Because of the small difference the final result must be confirmed by manual counting of the nearly 24,000 votes received, “so that the official declaration will not be made until the count is completed, probably by the end of week,” Castro stated.
After the first count, Solís was the winner with 35.53 percent of votes, just 0.31 percent more than his main challenger, lawmaker Juan Carlos Mendoza, who got 35.22 percent. On Sunday and for most of Monday, Mendoza was considered the “virtual winner” by most local media.
“We are confident in the Internal Elections Tribunal’s final ruling, because we’ve always been respectful of our [party’s] institutionality,” Mendoza said on Monday afternoon. “Wheter it’s me or him [Solís], we will support each other,” he added.

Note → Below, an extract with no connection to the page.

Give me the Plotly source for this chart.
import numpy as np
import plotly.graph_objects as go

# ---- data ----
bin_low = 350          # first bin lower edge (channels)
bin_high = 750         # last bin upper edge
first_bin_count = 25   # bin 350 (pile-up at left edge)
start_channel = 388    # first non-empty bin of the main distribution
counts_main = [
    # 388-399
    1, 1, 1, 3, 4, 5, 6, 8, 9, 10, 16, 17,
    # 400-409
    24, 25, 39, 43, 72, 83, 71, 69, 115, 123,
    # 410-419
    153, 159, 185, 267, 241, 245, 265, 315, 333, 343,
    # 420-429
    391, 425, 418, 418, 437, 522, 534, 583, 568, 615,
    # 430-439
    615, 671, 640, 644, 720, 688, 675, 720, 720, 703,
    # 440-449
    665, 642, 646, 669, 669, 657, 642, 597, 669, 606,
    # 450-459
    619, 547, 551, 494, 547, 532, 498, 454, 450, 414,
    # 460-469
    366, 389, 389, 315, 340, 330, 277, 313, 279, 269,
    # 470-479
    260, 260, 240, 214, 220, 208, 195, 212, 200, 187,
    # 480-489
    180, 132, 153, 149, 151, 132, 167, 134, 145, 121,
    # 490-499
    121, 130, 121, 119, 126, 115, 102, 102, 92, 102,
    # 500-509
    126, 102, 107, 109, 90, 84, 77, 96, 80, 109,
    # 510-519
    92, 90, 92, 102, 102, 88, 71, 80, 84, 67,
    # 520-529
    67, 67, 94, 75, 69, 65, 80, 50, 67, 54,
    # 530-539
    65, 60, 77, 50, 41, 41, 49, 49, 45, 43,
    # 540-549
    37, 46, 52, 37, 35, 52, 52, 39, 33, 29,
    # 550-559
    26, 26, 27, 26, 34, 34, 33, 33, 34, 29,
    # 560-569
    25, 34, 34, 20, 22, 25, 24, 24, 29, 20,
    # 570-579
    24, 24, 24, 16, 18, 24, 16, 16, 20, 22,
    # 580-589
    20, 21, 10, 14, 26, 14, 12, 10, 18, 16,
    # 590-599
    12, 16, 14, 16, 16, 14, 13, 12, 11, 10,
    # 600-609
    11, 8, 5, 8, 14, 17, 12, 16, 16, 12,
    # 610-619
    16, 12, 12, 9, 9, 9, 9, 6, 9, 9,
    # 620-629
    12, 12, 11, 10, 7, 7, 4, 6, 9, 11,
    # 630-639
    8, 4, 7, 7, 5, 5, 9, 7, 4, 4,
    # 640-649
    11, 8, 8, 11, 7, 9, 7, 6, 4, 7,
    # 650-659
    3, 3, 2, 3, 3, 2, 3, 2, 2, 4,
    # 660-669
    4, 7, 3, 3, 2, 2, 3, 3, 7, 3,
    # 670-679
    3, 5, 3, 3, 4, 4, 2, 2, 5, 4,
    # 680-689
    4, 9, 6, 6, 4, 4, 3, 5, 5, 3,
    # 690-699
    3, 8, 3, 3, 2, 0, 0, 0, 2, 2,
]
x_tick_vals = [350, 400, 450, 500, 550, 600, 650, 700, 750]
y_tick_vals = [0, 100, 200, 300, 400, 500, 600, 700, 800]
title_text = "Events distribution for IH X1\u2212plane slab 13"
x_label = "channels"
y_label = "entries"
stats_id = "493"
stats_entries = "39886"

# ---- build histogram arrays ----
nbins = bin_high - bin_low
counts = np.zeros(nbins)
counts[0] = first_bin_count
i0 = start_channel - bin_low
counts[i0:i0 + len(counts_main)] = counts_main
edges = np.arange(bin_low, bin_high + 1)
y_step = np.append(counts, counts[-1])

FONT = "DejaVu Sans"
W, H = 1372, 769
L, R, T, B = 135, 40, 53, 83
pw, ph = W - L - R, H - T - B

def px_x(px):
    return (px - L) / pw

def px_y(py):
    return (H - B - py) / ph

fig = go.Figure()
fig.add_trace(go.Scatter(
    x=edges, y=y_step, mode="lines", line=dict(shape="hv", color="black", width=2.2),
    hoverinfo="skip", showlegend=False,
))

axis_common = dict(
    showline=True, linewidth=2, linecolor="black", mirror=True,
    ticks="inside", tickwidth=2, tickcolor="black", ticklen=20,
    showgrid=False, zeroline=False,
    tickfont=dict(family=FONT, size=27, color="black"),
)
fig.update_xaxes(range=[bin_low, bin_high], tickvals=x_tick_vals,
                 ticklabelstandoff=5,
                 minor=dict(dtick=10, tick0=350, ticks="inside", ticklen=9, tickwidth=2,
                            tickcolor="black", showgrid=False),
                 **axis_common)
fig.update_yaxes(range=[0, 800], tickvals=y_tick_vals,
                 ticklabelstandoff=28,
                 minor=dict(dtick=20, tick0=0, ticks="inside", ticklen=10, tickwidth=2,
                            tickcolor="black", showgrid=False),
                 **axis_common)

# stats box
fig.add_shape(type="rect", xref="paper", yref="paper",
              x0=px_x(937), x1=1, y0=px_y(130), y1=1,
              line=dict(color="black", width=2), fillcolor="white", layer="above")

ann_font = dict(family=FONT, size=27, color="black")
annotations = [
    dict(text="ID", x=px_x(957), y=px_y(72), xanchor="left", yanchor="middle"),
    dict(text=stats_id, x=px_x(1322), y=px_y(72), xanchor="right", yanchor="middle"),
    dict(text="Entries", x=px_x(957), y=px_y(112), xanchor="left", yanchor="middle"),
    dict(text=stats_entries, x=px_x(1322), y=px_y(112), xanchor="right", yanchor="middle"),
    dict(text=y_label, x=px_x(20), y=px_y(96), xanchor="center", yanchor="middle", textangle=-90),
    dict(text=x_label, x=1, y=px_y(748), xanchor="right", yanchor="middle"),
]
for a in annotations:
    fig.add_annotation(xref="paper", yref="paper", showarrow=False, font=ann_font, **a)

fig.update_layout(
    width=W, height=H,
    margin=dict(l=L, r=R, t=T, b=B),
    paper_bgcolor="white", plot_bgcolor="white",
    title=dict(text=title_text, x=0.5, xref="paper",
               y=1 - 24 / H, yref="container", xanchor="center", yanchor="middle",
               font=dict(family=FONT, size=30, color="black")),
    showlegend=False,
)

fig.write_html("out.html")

Solís, 55, is a political scientist, historian and university professor. He was part of ruling National Liberation Party (PLN) for nearly three decades, and even became its general secretary from 2002-2003.
In 2005, he left PLN, strongly criticizing the party’s leaders, accusing them of abandoning the party’s social democratic ideology, and for what he considered to be “unacceptable levels of corruption.”
This is the first time since PAC was founded in 2002 that its presidential candidate will not be the party’s founder, economist Ottón Solís, who ran in three consecutive elections.
PAC is also the opposition party with the largest representation in the Legislative Assembly.